Rapunzel would let down her hair, which was now 60 feet long, so the Witch could climb up. One day a handsome Prince was riding by and heard Rapunzel singing. He was smitten but could not figure out how to see Rapunzel. He hung around in the woods for several days, eventually hearing the Witch’s hair chant. When the Witch left, the Prince chanted “Rapunzel, Rapunzel, let down your hair.” It worked like a charm. Rapunzel tossed her hair out the window.
The Prince climbed up her hair into Rapunzel’s room. At first she was afraid of him as she had never seen a man before. Fortunately, he was good-looking. After some awkward conversation, they hit it off.
After a series of visits, the Prince and Rapunzel got up close and personal. The Prince, being a gentleman, asked Rapunzel to marry him. She agreed. One day, when the Witch came to visit, Rapunzel complained her clothes no longer fit her. The Witch immediately realized Rapunzel was preggers. The Witch went into a rage. She cut off Rapunzel’s hair and teleported her to a distant wilderness. Rapunzel was homeless, miserable and soon, the new mother of twins.

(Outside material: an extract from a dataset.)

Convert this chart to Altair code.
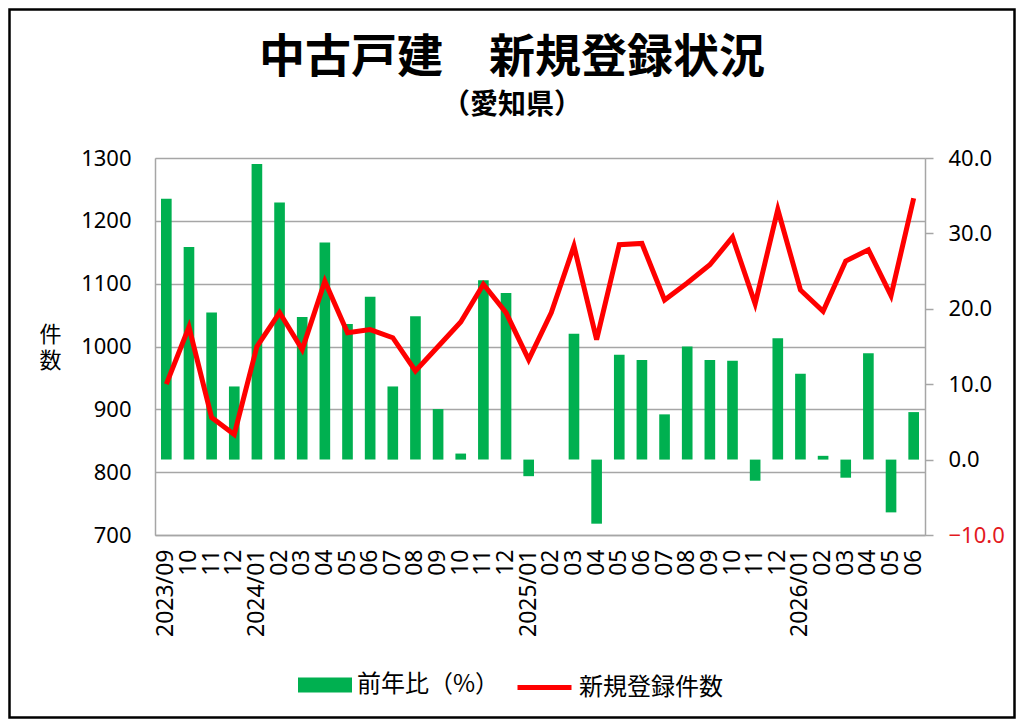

The Prince came back to the tower and did the Rapunzel chant. The Witch dropped Rapunzel’s shorn ponytail out of the tower so he could climb up.
When he got into the tower, the Witch confronted him, calling him a “fancy boy, a leech, a lounge lizard, and a high-born mongrel!” She pushed him out of the tower where he fell into briars that blinded both his eyes. The Prince then had to live as a wandering beggar until he heard Rapunzel singing.
She recognized him, skedaddling over to the Prince who hugged her and the twins. Rapunzel’s tears of joy fell on the Prince’s eyes curing his blindness. The royal nuclear family was now intact. The Prince took Rapunzel and the twins back to his kingdom where they lived happily ever after.
So, what have we learned today? Lusting after a vegetable can have unforeseen and unpleasant consequences such as child kidnapping, social isolation, a bad haircut, poverty, unwed motherhood, and blindness.
If Rapunzel’s mother had just stuck to the Brussels sprouts in her own garden, none of this would have happened. The moral: Do not covet thy neighbor’s lettuce. Eat your own vegetables. Children in China are starving.